- **EXERCISE INSTRUCTIONS**
Working from the data below, reproduce exactly the lines starting at the one that holds "Output the LaTeX" and ending at the one that holds "(14,15) rectangle (1149.5,627);". Pictures are excluded.

- **AVAILABLE RECORDS**

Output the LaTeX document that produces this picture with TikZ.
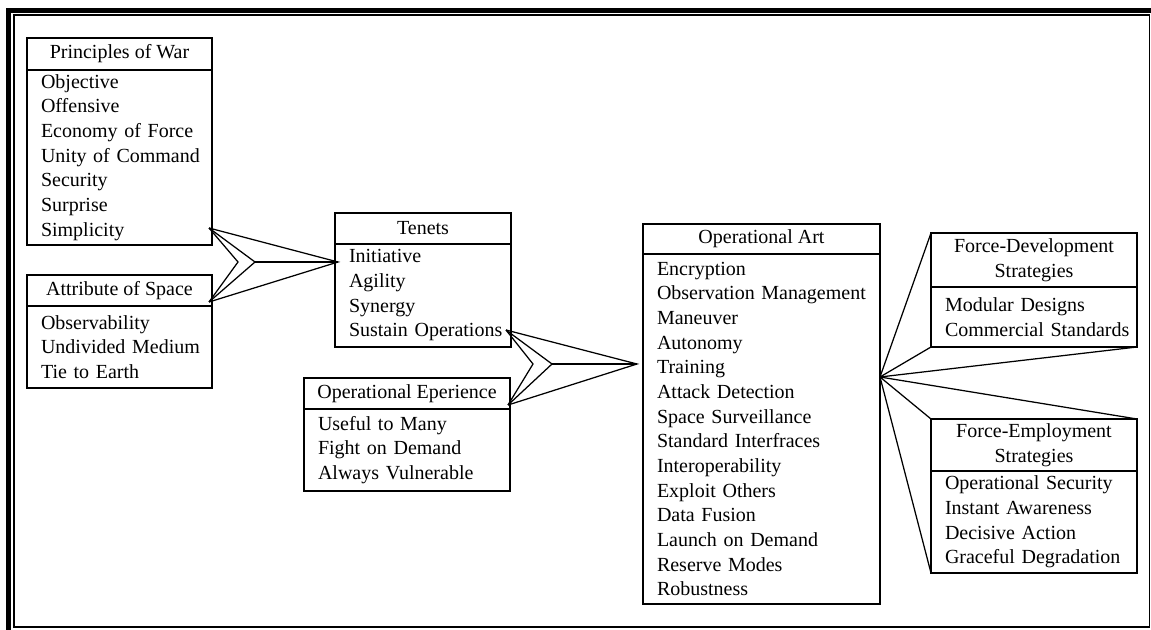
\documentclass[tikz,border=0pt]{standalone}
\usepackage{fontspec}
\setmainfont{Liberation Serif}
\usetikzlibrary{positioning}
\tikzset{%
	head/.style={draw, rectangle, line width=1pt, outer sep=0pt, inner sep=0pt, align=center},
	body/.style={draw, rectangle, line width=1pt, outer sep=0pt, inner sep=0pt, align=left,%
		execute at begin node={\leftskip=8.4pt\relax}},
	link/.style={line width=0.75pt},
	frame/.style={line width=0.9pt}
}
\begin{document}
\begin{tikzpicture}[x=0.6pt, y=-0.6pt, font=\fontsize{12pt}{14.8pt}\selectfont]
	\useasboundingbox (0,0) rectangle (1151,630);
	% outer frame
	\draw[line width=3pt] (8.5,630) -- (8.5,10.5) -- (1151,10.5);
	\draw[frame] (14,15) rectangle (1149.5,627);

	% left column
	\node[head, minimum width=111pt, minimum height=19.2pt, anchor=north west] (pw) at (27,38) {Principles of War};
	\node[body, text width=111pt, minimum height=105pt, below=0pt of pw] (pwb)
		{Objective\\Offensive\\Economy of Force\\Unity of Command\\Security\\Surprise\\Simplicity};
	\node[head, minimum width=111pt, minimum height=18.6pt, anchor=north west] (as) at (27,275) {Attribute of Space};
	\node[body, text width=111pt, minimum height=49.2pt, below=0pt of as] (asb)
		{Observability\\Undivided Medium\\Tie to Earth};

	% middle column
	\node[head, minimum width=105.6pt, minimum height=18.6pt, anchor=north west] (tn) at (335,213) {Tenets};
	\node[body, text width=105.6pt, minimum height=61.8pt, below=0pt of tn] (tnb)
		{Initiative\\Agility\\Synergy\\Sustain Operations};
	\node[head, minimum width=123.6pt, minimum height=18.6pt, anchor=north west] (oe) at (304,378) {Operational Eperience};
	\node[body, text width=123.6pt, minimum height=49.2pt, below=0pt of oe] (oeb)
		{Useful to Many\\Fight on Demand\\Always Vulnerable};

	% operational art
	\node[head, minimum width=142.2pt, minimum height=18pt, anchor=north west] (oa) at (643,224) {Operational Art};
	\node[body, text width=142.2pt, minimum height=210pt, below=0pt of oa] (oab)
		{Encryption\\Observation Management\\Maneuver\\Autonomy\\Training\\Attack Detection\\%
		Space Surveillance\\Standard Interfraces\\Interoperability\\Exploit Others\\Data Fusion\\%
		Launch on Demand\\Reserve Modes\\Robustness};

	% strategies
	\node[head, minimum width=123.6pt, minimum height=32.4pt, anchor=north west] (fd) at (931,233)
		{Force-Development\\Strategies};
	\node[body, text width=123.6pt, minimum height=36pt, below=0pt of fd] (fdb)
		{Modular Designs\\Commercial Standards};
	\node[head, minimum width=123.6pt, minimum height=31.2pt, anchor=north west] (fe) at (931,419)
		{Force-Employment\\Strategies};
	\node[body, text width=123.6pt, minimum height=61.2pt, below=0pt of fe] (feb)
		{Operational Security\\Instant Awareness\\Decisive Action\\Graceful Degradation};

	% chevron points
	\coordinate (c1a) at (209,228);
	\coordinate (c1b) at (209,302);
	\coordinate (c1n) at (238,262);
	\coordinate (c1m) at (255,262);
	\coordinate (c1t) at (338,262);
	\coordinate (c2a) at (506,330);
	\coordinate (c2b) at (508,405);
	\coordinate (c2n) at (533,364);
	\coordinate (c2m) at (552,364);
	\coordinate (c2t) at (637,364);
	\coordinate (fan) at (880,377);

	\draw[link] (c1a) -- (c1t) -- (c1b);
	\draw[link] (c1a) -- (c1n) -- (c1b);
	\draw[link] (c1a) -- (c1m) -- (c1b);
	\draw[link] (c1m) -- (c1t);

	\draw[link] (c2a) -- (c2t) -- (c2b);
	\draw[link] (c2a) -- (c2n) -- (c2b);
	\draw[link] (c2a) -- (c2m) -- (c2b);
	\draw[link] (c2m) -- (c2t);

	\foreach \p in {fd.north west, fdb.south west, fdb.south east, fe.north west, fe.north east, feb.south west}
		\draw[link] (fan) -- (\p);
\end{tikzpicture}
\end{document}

---

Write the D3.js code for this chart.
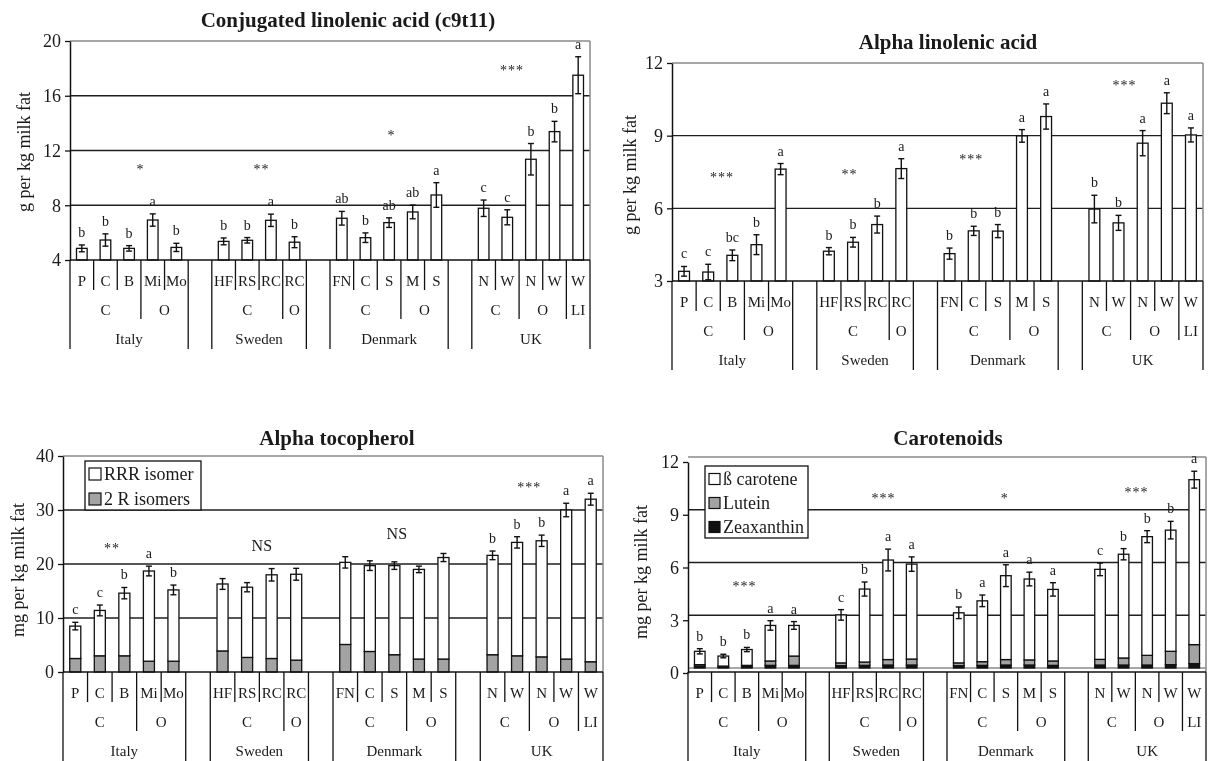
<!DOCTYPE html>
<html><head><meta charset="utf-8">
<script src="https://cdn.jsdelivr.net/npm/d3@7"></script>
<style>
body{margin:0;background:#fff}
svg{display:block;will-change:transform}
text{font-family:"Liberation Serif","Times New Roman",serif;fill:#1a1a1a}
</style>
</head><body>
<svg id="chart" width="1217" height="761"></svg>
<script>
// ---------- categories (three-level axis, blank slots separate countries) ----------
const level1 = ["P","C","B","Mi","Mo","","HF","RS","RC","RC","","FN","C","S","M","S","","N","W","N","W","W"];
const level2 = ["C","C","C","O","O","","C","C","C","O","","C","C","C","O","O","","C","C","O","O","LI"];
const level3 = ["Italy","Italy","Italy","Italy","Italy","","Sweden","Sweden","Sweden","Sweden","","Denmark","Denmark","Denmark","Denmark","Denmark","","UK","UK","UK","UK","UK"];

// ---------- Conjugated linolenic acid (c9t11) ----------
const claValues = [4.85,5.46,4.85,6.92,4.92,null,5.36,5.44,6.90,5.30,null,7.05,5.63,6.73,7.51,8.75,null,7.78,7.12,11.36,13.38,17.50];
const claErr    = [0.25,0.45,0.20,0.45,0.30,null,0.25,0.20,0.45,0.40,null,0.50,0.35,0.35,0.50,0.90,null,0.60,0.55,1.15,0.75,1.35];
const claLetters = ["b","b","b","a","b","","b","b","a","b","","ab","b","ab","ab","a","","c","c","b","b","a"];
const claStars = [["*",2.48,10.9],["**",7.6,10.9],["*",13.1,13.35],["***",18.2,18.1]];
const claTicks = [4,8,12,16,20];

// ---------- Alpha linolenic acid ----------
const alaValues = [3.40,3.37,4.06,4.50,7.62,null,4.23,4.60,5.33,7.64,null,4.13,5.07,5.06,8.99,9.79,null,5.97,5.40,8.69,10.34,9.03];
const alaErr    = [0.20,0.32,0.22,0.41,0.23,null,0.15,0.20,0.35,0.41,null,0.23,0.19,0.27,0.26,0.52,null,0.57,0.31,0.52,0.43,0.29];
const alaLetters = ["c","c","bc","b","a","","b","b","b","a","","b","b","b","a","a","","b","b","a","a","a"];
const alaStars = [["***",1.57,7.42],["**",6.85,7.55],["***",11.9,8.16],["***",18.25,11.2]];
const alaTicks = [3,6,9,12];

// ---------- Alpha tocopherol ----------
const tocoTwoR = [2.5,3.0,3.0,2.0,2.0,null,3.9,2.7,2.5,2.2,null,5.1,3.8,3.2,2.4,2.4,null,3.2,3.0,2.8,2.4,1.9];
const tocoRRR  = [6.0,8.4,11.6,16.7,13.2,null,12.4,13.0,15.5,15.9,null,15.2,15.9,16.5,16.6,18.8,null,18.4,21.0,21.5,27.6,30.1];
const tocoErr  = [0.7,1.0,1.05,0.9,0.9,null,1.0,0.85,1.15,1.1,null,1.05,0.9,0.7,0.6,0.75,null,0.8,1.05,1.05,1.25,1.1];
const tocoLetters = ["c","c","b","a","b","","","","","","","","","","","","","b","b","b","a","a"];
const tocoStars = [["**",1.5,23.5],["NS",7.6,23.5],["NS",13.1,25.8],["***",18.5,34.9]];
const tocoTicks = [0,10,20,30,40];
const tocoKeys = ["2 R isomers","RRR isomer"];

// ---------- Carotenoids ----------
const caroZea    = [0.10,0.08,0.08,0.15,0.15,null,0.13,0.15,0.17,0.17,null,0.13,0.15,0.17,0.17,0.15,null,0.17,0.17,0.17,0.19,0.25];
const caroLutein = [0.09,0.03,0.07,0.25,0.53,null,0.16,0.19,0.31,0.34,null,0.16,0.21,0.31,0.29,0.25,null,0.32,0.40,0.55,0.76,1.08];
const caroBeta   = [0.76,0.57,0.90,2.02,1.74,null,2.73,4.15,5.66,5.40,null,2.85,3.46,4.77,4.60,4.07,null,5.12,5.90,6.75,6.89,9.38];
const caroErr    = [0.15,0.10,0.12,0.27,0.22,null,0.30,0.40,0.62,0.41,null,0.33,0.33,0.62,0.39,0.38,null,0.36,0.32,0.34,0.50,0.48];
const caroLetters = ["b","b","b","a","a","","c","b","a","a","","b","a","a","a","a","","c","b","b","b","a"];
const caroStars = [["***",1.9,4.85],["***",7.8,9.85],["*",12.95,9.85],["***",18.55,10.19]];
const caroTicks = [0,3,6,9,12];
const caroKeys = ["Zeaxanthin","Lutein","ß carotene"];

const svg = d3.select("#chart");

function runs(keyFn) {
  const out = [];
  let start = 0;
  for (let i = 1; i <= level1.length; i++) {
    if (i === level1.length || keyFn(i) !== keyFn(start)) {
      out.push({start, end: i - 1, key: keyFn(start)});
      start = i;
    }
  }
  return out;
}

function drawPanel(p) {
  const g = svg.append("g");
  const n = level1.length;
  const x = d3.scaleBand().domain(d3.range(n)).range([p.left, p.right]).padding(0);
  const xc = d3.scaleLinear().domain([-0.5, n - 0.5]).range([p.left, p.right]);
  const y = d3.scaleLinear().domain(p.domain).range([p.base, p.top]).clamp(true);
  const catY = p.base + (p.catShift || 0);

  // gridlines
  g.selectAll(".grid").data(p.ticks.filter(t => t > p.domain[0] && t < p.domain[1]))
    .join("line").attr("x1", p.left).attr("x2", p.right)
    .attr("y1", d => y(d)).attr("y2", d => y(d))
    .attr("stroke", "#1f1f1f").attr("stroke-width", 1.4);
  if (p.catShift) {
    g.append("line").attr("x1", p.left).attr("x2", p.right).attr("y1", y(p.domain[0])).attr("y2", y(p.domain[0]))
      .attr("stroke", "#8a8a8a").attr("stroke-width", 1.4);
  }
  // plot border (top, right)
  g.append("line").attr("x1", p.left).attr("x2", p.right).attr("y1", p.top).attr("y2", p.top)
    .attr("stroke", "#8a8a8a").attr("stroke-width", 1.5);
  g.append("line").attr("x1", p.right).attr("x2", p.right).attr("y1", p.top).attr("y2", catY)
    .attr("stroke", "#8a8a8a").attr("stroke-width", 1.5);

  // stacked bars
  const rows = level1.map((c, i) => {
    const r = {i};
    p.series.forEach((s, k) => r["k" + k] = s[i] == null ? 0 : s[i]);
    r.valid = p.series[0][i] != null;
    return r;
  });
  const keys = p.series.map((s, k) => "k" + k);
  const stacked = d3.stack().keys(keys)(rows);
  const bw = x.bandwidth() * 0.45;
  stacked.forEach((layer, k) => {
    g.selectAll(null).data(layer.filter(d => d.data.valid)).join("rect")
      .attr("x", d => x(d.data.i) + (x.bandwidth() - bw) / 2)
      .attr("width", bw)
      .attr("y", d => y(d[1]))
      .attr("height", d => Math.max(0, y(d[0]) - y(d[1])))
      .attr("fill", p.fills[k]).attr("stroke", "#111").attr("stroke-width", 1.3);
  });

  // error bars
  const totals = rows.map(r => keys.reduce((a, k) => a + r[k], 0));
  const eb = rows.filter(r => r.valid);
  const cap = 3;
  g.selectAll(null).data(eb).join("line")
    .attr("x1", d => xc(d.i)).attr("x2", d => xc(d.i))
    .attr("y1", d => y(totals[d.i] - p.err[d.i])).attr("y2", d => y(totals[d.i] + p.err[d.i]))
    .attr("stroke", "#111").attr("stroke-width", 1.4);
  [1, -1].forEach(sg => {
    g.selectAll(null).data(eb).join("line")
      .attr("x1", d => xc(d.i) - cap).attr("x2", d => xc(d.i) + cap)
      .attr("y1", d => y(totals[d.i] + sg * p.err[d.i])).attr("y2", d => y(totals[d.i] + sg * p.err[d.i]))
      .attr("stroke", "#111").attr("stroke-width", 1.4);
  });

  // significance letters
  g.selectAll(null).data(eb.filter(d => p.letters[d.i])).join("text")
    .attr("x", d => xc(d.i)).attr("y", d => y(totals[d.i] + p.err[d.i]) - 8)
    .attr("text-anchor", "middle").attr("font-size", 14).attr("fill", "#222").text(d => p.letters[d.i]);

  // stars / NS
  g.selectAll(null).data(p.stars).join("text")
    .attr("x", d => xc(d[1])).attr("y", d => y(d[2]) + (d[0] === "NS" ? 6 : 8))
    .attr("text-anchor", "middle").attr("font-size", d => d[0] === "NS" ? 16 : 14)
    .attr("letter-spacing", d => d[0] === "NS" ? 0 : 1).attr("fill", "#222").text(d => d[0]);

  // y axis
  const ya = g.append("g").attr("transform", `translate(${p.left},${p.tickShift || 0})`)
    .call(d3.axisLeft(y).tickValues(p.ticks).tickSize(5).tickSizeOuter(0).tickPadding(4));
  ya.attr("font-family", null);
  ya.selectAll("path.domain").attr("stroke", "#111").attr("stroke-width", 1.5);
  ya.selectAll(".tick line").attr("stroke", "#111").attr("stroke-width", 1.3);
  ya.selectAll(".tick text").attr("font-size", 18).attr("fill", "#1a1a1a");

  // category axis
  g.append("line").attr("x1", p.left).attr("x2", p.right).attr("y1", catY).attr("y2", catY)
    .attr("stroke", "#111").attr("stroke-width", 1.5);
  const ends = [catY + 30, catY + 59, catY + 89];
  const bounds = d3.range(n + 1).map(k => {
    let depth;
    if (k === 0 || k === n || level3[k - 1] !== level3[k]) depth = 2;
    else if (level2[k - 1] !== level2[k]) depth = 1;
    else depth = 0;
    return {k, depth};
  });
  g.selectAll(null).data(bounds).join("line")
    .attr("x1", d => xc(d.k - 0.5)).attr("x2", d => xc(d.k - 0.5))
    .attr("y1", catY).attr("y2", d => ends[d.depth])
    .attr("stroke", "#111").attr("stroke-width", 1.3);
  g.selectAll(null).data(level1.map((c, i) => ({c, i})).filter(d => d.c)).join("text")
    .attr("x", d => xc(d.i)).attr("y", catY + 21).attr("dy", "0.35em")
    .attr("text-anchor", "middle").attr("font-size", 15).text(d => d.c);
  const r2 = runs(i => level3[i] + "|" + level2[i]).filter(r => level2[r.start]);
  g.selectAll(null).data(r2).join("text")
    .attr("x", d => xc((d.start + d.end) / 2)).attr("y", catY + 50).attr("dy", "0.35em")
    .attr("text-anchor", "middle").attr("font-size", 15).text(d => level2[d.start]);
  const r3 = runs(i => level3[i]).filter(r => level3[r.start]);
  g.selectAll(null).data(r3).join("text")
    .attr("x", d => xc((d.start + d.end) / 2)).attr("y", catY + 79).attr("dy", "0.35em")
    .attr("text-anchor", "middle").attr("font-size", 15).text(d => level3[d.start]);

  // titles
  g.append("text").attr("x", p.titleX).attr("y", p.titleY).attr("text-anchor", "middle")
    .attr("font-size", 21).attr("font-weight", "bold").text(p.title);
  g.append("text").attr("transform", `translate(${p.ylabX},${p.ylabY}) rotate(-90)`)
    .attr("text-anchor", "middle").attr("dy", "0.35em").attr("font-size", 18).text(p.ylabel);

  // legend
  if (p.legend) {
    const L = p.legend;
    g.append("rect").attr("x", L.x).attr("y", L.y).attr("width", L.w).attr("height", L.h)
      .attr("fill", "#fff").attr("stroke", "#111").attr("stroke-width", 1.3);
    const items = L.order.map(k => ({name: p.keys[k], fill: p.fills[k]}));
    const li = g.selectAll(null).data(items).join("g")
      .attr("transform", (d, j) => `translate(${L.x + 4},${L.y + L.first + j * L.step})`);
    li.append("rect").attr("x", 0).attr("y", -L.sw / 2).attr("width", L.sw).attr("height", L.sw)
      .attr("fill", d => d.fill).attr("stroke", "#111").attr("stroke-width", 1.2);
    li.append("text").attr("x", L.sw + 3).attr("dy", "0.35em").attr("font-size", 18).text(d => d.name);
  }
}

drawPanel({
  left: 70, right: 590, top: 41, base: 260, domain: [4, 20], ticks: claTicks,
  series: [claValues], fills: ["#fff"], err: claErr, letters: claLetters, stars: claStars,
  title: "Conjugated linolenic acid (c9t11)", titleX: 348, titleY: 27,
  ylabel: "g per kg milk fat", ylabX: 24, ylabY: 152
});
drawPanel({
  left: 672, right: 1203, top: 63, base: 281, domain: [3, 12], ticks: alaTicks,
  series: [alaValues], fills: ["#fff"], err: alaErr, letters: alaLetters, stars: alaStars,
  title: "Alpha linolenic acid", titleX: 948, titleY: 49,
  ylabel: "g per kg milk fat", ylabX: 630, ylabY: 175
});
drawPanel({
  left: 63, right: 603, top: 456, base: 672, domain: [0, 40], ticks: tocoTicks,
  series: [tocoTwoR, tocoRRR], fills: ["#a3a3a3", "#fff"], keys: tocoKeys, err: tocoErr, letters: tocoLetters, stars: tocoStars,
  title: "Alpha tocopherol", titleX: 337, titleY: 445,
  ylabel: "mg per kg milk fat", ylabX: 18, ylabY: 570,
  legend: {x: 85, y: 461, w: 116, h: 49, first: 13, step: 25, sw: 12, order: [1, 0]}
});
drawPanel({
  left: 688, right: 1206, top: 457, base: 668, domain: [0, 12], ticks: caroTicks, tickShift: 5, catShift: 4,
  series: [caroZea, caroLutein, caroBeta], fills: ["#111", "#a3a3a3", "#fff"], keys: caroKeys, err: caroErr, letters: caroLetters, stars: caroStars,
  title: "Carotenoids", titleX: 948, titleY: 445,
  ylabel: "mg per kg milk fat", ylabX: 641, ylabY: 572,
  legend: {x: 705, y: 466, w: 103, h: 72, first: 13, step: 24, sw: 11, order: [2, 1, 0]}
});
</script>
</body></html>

- **FINISHED ANSWER**
Output the LaTeX document that produces this picture with TikZ.
\documentclass[tikz,border=0pt]{standalone}
\usepackage{fontspec}
\setmainfont{Liberation Serif}
\usetikzlibrary{positioning}
\tikzset{%
	head/.style={draw, rectangle, line width=1pt, outer sep=0pt, inner sep=0pt, align=center},
	body/.style={draw, rectangle, line width=1pt, outer sep=0pt, inner sep=0pt, align=left,%
		execute at begin node={\leftskip=8.4pt\relax}},
	link/.style={line width=0.75pt},
	frame/.style={line width=0.9pt}
}
\begin{document}
\begin{tikzpicture}[x=0.6pt, y=-0.6pt, font=\fontsize{12pt}{14.8pt}\selectfont]
	\useasboundingbox (0,0) rectangle (1151,630);
	% outer frame
	\draw[line width=3pt] (8.5,630) -- (8.5,10.5) -- (1151,10.5);
	\draw[frame] (14,15) rectangle (1149.5,627);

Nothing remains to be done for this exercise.